Set down exactly the lines of the listing below, please, beginning with the first and ending with the line that holds "import pandas as pd".
═════ PROVIDED DATA ═════
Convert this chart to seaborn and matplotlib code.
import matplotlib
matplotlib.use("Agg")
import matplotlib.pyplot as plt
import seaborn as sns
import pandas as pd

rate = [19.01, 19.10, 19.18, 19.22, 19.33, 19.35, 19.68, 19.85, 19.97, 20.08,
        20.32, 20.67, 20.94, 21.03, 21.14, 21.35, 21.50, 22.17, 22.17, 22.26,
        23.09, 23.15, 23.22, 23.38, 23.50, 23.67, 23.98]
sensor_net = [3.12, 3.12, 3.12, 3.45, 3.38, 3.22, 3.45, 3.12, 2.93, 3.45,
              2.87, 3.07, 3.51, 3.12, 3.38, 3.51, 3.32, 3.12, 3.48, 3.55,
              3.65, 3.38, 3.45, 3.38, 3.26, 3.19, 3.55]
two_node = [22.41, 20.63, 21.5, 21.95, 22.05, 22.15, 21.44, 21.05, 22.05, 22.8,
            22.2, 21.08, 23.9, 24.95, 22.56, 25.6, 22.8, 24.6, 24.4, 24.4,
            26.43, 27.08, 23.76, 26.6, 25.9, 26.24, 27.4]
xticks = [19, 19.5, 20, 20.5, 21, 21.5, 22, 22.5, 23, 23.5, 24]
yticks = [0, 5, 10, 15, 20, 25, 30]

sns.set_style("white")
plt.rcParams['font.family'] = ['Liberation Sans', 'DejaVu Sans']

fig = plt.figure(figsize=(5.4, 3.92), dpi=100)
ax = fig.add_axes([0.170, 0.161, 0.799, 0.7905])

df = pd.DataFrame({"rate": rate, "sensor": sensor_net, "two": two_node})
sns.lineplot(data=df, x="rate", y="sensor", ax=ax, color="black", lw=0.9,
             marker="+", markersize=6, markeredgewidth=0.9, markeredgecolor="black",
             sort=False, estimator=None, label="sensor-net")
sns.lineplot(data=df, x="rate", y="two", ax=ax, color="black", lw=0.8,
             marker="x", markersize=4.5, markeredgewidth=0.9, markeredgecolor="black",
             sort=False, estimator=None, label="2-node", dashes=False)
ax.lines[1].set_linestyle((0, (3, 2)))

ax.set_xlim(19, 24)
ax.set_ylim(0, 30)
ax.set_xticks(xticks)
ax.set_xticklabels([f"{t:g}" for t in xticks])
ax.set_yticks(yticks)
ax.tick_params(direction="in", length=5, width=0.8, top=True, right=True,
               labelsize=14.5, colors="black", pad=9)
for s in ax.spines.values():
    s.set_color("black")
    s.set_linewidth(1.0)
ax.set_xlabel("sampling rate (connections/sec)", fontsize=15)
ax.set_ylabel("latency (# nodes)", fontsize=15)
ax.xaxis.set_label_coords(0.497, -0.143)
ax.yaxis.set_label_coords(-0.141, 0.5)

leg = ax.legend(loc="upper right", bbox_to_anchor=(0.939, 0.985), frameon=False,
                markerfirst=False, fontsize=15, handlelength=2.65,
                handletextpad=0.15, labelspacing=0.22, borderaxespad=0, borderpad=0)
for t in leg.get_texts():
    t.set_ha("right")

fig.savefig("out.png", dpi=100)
═════
# [RESULT]
Convert this chart to seaborn and matplotlib code.
import matplotlib
matplotlib.use("Agg")
import matplotlib.pyplot as plt
import seaborn as sns
import pandas as pd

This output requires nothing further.